▶ **Task**:
Leave out the pictures, and retype only the lines from the beginning of the material through the line that contains "80, 90, 100];", including both.

▶ **Data extract**:
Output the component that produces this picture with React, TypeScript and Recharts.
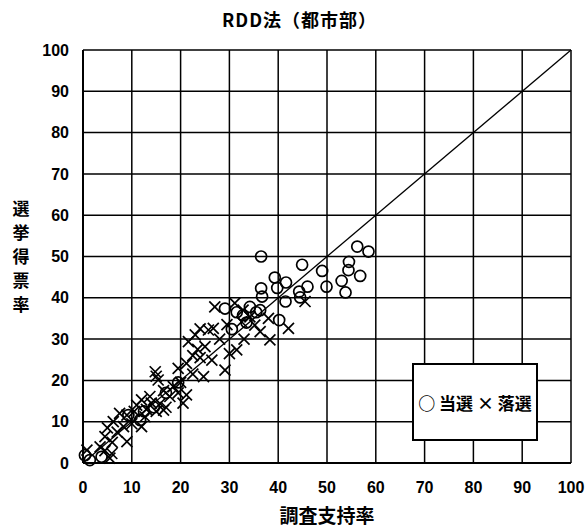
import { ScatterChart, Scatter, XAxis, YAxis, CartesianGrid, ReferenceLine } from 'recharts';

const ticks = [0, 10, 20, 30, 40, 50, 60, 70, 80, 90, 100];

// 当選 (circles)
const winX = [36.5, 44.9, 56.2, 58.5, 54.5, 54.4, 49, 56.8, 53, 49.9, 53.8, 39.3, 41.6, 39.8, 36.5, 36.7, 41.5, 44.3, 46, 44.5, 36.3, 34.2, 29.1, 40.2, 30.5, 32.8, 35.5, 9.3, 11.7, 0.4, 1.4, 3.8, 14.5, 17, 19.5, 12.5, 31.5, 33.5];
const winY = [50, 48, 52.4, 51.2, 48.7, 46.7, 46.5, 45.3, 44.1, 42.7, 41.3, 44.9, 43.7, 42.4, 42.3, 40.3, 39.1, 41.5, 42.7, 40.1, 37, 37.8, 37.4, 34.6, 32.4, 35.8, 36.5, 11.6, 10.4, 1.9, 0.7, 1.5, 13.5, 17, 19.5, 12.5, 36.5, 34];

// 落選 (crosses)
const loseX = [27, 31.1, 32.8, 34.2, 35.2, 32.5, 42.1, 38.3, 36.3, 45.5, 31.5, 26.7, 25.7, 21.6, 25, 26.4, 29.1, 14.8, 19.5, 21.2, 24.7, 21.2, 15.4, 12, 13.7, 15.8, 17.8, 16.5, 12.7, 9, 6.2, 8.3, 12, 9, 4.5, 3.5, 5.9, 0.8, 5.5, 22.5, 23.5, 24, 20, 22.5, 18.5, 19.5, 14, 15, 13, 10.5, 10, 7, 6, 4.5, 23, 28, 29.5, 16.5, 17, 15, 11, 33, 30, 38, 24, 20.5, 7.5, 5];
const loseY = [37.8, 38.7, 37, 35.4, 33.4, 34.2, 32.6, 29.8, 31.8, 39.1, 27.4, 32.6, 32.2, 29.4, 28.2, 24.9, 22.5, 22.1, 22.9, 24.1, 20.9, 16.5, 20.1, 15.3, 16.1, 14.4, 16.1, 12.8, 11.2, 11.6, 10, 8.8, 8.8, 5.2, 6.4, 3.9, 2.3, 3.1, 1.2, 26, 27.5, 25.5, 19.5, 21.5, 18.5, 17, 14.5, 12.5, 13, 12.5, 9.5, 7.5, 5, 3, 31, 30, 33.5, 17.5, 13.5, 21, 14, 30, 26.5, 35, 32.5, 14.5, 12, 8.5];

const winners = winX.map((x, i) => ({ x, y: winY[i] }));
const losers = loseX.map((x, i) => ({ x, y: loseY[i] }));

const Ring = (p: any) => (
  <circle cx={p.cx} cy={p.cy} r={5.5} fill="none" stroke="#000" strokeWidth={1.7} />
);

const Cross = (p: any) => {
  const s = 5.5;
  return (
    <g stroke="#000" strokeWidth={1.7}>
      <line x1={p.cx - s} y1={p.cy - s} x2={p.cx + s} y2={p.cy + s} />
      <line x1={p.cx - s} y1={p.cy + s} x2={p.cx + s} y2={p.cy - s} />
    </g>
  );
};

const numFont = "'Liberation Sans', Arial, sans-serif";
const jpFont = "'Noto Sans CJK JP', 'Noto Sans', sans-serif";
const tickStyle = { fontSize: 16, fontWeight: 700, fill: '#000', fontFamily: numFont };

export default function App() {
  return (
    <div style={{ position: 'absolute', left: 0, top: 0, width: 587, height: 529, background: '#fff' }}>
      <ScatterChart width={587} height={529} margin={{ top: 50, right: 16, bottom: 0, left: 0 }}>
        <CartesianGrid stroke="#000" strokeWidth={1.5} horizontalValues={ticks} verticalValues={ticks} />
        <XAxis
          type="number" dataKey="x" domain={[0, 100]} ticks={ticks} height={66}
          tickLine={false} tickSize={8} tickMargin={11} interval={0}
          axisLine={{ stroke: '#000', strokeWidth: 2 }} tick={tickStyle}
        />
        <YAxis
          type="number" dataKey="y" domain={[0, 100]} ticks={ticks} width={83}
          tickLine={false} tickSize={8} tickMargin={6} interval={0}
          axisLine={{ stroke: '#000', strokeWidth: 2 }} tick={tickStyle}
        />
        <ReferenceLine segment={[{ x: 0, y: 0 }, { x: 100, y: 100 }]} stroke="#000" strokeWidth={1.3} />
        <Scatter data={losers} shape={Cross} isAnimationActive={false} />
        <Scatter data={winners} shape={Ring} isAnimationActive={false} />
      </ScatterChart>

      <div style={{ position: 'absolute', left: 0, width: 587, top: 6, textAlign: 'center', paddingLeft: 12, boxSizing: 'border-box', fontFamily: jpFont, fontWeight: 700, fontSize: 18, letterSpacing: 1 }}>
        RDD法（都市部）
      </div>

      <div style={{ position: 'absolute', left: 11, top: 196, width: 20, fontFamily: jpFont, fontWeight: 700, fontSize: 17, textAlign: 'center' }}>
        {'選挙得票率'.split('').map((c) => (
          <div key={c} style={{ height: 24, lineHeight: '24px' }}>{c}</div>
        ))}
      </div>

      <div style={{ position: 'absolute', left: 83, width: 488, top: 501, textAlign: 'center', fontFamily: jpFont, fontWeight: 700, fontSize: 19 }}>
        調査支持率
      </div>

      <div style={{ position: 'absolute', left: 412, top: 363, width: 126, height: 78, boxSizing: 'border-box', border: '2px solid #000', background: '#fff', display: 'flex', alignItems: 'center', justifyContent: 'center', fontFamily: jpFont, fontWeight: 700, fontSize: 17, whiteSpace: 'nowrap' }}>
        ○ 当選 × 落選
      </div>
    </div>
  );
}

▶ **Problem solution**:
Output the component that produces this picture with React, TypeScript and Recharts.
import { ScatterChart, Scatter, XAxis, YAxis, CartesianGrid, ReferenceLine } from 'recharts';

const ticks = [0, 10, 20, 30, 40, 50, 60, 70, 80, 90, 100];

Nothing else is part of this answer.